At this point I'm pretty much going to restrict online communication to encrypted authenticated channels. (Heck, I should sign this comment, eh? If only as a performance?) Hopefully it remains difficult to build an AI that can guess large numbers. ;P
> so 2024 will be the last human election and what we mean by that is not that it's just going to be an AI running as president in 2028 but that will really be although maybe um it will be you know humans as figureheads but it'll be Whoever greater compute power will win
We saw already AI voices influencing elections in India https://restofworld.org/2023/ai-voice-modi-singing-politics/
> AI-generated songs, like the ones featuring Prime Minister Narendra Modi, are gaining traction ahead of India’s upcoming elections. [...] Earlier this month, an Instagram video of Modi “singing” a Telugu love song had over 2 million views, while a similar Tamil-language song had more than 2.7 million. A Punjabi song racked up more than 17 million views.
1. “… but if you and your big rich company were to acquihire us you'd get access…” — though as this is MS it probably isn't that!
2. That is only works as well as claimed in specific circumstances, or has significant flaws, so they don't want people looking at it too closely just yet. The wordage “in benchmarks used by Microsoft” might point to this.
3. That a competitor is getting close to releasing something similar, or has just done so, and they don't want to look like they were in second place or too far behind.
social solutions take too long to use against the tech, but tech solutions are fallible. to be defeatist about it, there's going to be a golden window of time here where some really nasty scams have no impedance.
It's almost as if a consumer protection agency should be created and funded to protect consumers.
'hi, sry to call you I'm Cindy and I'm from your insurance. I'm calling regarding your car crash ...'.
Do you think you could give a recording of a minute of someone talking to a talented impressionist and they could impersonate that person to some degree? It doesn’t seem that far fetched to me.
Getting high-quality audio for an arbitrary private citizen via public means isn't that easy, especially for folks like me that don't post video on public social media and use automated call screening and never say a word until the caller has been vetted.
> "This page is for research demonstration purposes only. Currently, we have no plans to incorporate VALL-E 2 into a product or expand access to the public."
A speech generator can help rob 1000 banks.
Truly irresponsible
I use TTS to listen to articles and stories that don't have access to an audiobook narrator. I've used some of the voices based on MBROLA tech, but those can grate after a while.
The more recent voice models are a lot higher quality and emotive (without the jarring pitch transitions of things like Cepstral) so are better to listen to. However, the recent models can clip/skip text, have prolonged silence, have long/warped/garbled words, etc. that make them harder to use longer term.
It's like we're stuck in some movie that came out in 1994[0], or something.
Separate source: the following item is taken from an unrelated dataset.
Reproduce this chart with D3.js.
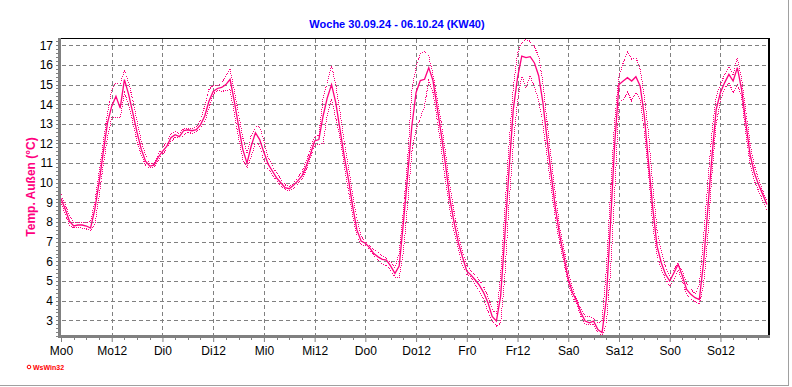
<!DOCTYPE html>
<html>
<head>
<meta charset="utf-8">
<script src="https://cdn.jsdelivr.net/npm/d3@7"></script>
<style>
  body { margin: 0; background: #fff; }
  svg { display: block; font-family: Arial, "Liberation Sans", sans-serif; }
</style>
</head>
<body>
<div id="chart"></div>
<script>
var w = 792;
var h = 387;

// hour labels, one every 12 hours
var dayLabels = ["Mo0", "Mo12", "Di0", "Di12", "Mi0", "Mi12", "Do0", "Do12", "Fr0", "Fr12", "Sa0", "Sa12", "So0", "So12"];
var yTicks = [3, 4, 5, 6, 7, 8, 9, 10, 11, 12, 13, 14, 15, 16, 17];

// hourly values, Mo 0:00 .. So 23:00
var tempAvg = [
  9.2, 8.65, 8.05, 7.8, 7.85, 7.85, 7.8, 7.7, 8.65, 10.0, 11.55, 13.05, 13.9, 14.4, 13.8, 15.25, 14.5, 13.55, 12.55, 11.7, 11.1, 10.85, 10.9, 11.3,
  11.6, 11.85, 12.3, 12.45, 12.35, 12.65, 12.7, 12.65, 12.7, 12.95, 13.4, 14.15, 14.65, 14.8, 14.85, 15.0, 15.27, 14.15, 12.9, 11.7, 11.0, 11.87, 12.55, 12.2,
  11.55, 10.95, 10.6, 10.25, 10.0, 9.75, 9.7, 9.87, 10.1, 10.35, 10.85, 11.45, 12.13, 12.2, 13.4, 14.33, 15.0, 14.08, 12.72, 11.36, 10.17, 8.8, 7.6, 7.03,
  6.92, 6.7, 6.4, 6.23, 6.1, 6.06, 5.76, 5.39, 5.76, 7.97, 10.35, 12.9, 14.6, 15.2, 15.27, 15.86, 15.2, 13.8, 12.4, 10.85, 9.15, 7.97, 6.95, 6.2,
  5.5, 5.3, 5.05, 4.78, 4.4, 3.9, 3.2, 2.96, 4.23, 7.3, 10.7, 13.75, 15.35, 16.45, 16.37, 16.42, 16.1, 15.45, 14.08, 12.2, 10.35, 8.65, 7.3, 6.2,
  5.1, 4.4, 3.98, 3.38, 2.96, 2.87, 2.96, 2.53, 2.37, 4.06, 7.97, 12.04, 15.0, 15.18, 15.35, 15.18, 15.4, 14.93, 13.4, 11.0, 8.7, 6.78, 5.93, 5.34,
  5.0, 5.42, 5.85, 5.25, 4.57, 4.32, 4.15, 4.06, 5.93, 8.65, 11.36, 13.74, 14.6, 15.1, 15.52, 15.18, 15.86, 14.76, 13.06, 11.45, 10.51, 9.92, 9.41, 8.9
];
var tempMax = [
  9.4, 8.9, 8.3, 8.0, 7.97, 7.97, 7.95, 8.05, 9.0, 10.5, 12.05, 13.55, 14.7, 15.1, 15.0, 15.75, 15.1, 14.2, 13.1, 12.1, 11.4, 11.0, 10.95, 11.45,
  11.8, 12.05, 12.5, 12.6, 12.5, 12.75, 12.75, 12.75, 12.85, 13.2, 13.9, 14.75, 14.95, 14.95, 15.1, 15.4, 15.8, 14.7, 13.5, 12.3, 11.5, 12.4, 12.85, 12.85,
  12.1, 11.3, 10.85, 10.5, 10.2, 9.9, 9.8, 9.95, 10.3, 10.55, 11.1, 11.75, 12.35, 12.4, 14.3, 15.1, 15.95, 15.0, 13.6, 12.1, 10.8, 9.4, 8.2, 7.3,
  7.0, 6.8, 6.6, 6.45, 6.3, 6.15, 5.95, 5.7, 6.4, 8.6, 11.2, 14.7, 15.9, 16.55, 16.7, 16.45, 15.5, 14.3, 13.0, 11.5, 9.8, 8.5, 7.4, 6.5,
  5.8, 5.5, 5.3, 5.05, 4.7, 4.2, 3.6, 3.25, 5.25, 8.6, 12.0, 14.9, 16.6, 17.1, 17.3, 17.2, 16.9, 16.45, 15.1, 13.06, 11.2, 9.33, 7.7, 6.6,
  5.5, 4.65, 4.06, 3.55, 3.2, 3.18, 3.1, 2.87, 2.95, 5.58, 9.5, 13.23, 15.45, 16.1, 16.65, 16.3, 16.37, 15.8, 14.4, 12.5, 9.8, 7.6, 6.5, 5.7,
  5.3, 5.6, 5.9, 5.5, 4.9, 4.6, 4.35, 4.8, 7.2, 10.0, 12.6, 14.4, 15.0, 15.5, 15.9, 15.5, 16.35, 15.3, 13.7, 12.0, 10.9, 10.2, 9.6, 9.1
];
var tempMin = [
  9.0, 8.4, 7.85, 7.7, 7.7, 7.7, 7.65, 7.55, 7.85, 9.3, 10.9, 12.3, 13.3, 13.3, 13.3, 14.6, 14.0, 13.1, 12.1, 11.4, 10.9, 10.75, 10.8, 11.1,
  11.45, 11.7, 12.1, 12.3, 12.3, 12.4, 12.6, 12.5, 12.6, 12.75, 13.1, 13.8, 14.5, 14.7, 14.65, 14.7, 14.75, 13.5, 12.3, 11.2, 10.75, 11.3, 12.1, 11.9,
  11.1, 10.7, 10.4, 10.1, 9.85, 9.65, 9.6, 9.7, 9.95, 10.2, 10.65, 11.25, 11.9, 11.95, 12.0, 13.5, 14.25, 13.3, 12.3, 10.9, 9.6, 8.3, 7.3, 6.85,
  6.8, 6.6, 6.3, 6.05, 5.85, 5.8, 5.55, 5.2, 5.2, 6.5, 8.9, 11.6, 12.7, 13.3, 13.9, 15.2, 14.6, 13.2, 11.7, 10.0, 8.65, 7.45, 6.6, 5.75,
  5.33, 5.2, 4.8, 4.5, 4.05, 3.45, 3.0, 2.7, 2.85, 5.25, 9.0, 12.0, 14.1, 15.45, 14.85, 15.45, 14.85, 14.2, 13.0, 11.3, 9.7, 8.1, 6.9, 5.9,
  4.9, 4.2, 3.8, 3.2, 2.8, 2.78, 2.8, 2.4, 2.2, 2.8, 5.5, 9.5, 14.08, 14.25, 14.6, 14.17, 14.6, 14.25, 12.55, 10.5, 7.8, 6.3, 5.6, 5.1,
  4.75, 5.1, 5.55, 5.0, 4.3, 4.1, 3.95, 3.8, 4.8, 7.2, 10.5, 13.0, 14.2, 14.8, 15.1, 14.6, 15.0, 14.4, 12.5, 11.0, 10.1, 9.6, 9.1, 8.6
];

var pink = "#ff0080";
var gridColor = "#808080";

var svg = d3.select("#chart").append("svg")
  .attr("width", w)
  .attr("height", h);

var x = d3.scaleLinear().domain([0, 167.25]).range([61, 768]);
var y = d3.scaleLinear().domain([2.15, 17.37]).range([337, 38]);

// title
svg.append("text")
  .attr("x", 397).attr("y", 28)
  .attr("text-anchor", "middle")
  .attr("font-size", "11px").attr("font-weight", "bold")
  .attr("fill", "#0000ff")
  .text("Woche 30.09.24 - 06.10.24 (KW40)");

// grid
var grid = svg.append("g").attr("stroke", gridColor).attr("stroke-dasharray", "4,3").attr("shape-rendering", "crispEdges");
grid.selectAll("line.h")
  .data(yTicks)
  .enter().append("line")
  .attr("x1", 62).attr("x2", 768)
  .attr("y1", d => Math.round(y(d)) + 0.5).attr("y2", d => Math.round(y(d)) + 0.5);
grid.selectAll("line.v")
  .data(d3.range(12, 168, 12))
  .enter().append("line")
  .attr("y1", 39).attr("y2", 336)
  .attr("x1", d => Math.round(x(d)) + 0.5).attr("x2", d => Math.round(x(d)) + 0.5);

// series
var line = d3.line().x((d, i) => x(i)).y(d => y(d));
svg.append("defs").append("clipPath").attr("id", "plot")
  .append("rect").attr("x", 61).attr("y", 38).attr("width", 707).attr("height", 299);
var series = svg.append("g").attr("clip-path", "url(#plot)").attr("fill", "none").attr("stroke", pink);
series.append("path").datum(tempMax).attr("d", line).attr("stroke-width", 1)
  .attr("stroke-dasharray", "1,1").attr("shape-rendering", "crispEdges");
series.append("path").datum(tempMin).attr("d", line).attr("stroke-width", 1)
  .attr("stroke-dasharray", "1,1").attr("shape-rendering", "crispEdges");
series.append("path").datum(tempAvg).attr("d", line).attr("stroke-width", 1.3);

// frame of plot
svg.append("line").attr("x1", 61).attr("x2", 770).attr("y1", 38.5).attr("y2", 38.5).attr("stroke", "#000");
svg.append("line").attr("x1", 769).attr("x2", 769).attr("y1", 38).attr("y2", 338).attr("stroke", "#000").attr("stroke-width", 2);

// y axis
var yAxis = d3.axisLeft(y).tickValues(yTicks).tickSize(0).tickPadding(6).tickFormat(d3.format("d"));
var gy = svg.append("g").attr("transform", "translate(59,0)").call(yAxis);
gy.select(".domain").remove();
gy.selectAll("text").attr("font-size", "12px").attr("fill", "#000").attr("font-family", "Arial, 'Liberation Sans', sans-serif");
svg.append("g").attr("stroke", gridColor).attr("shape-rendering", "crispEdges")
  .selectAll("line")
  .data(d3.range(2.2, 17.37, 0.2))
  .enter().append("line")
  .attr("x1", 56).attr("x2", 59)
  .attr("y1", d => Math.round(y(d)) + 0.5).attr("y2", d => Math.round(y(d)) + 0.5);
svg.append("line").attr("x1", 59.5).attr("x2", 59.5).attr("y1", 38).attr("y2", 338)
  .attr("stroke", gridColor).attr("stroke-width", 3);

// x axis
var xAxis = d3.axisBottom(x).tickValues(d3.range(0, 168, 12)).tickSize(5).tickPadding(4)
  .tickFormat((d, i) => dayLabels[i]);
var gx = svg.append("g").attr("transform", "translate(0,337)").call(xAxis);
gx.select(".domain").remove();
gx.selectAll("line").attr("stroke", gridColor).attr("stroke-width", 1);
gx.selectAll("text").attr("font-size", "12px").attr("fill", "#000").attr("font-family", "Arial, 'Liberation Sans', sans-serif");
svg.append("g").attr("stroke", gridColor).attr("shape-rendering", "crispEdges")
  .selectAll("line")
  .data(d3.range(3, 168, 3).filter(d => d % 12 != 0))
  .enter().append("line")
  .attr("y1", 337).attr("y2", 340)
  .attr("x1", d => Math.round(x(d)) + 0.5).attr("x2", d => Math.round(x(d)) + 0.5);
svg.append("line").attr("x1", 58).attr("x2", 770).attr("y1", 336.5).attr("y2", 336.5)
  .attr("stroke", gridColor).attr("stroke-width", 3);

// y label
svg.append("text")
  .attr("transform", "translate(35,187) rotate(-90)")
  .attr("text-anchor", "middle")
  .attr("font-size", "12px").attr("font-weight", "bold")
  .attr("fill", pink)
  .text("Temp. Außen (°C)");

// program mark
svg.append("circle").attr("cx", 29).attr("cy", 367).attr("r", 1.8)
  .attr("fill", "none").attr("stroke", "#ff0000").attr("stroke-width", 1);
svg.append("text")
  .attr("x", 33).attr("y", 370)
  .attr("font-size", "7px").attr("font-weight", "bold")
  .attr("fill", "#ff0000")
  .text("WsWin32");

// outer frame
svg.append("line").attr("x1", 0).attr("x2", 789).attr("y1", 385.5).attr("y2", 385.5).attr("stroke", "#a0a0a0");
svg.append("line").attr("x1", 788.5).attr("x2", 788.5).attr("y1", 0).attr("y2", 386).attr("stroke", "#a0a0a0");
</script>
</body>
</html>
Except, in this version, everything is gonna up sooner or later, anyway. Might as well profit from it along the way, right?
Le sigh.
---
I can't even think of non malicious uses that are anything more than novelty or small conveniences. Meanwhile the malicious use cases are innumerable.
In a just world building this would be a severe felony, punished with prison and destruction of all of the direct and indirect source material.
On the one hand, I would love this kind of tech to be available for entertainment purposes. An RPG with convincing NPCs that are able to provide a novel experience for every player? Sounds great.
On the other: this is fraught with ethical problems, not to mention an ideal tool for fraud. At worst, it could be used as a weapon for total asymmetrical warfare on concepts like media integrity and an ideal tool for character assassination; disinformation, propaganda, etc.
I would happy welcome a world where this stuff is nerfed across the board, where videogames and porn are just chock full of AI voice-acting artifacts. We'll adjust and accept that as just a part of the experience, as we have with low fidelity media of the past. But my more cynical side tells me that's not what people in power are concerned about.
Perfecting the tech for wide-spread use has trade offs; need for caller id, ease of slandering until trust in voice uniqueness recalibrates, all of which is going to change soon anyway but giving only rich/bad actors the tech at first has its own set of trade offs. Head in the sand is the irresponsible way.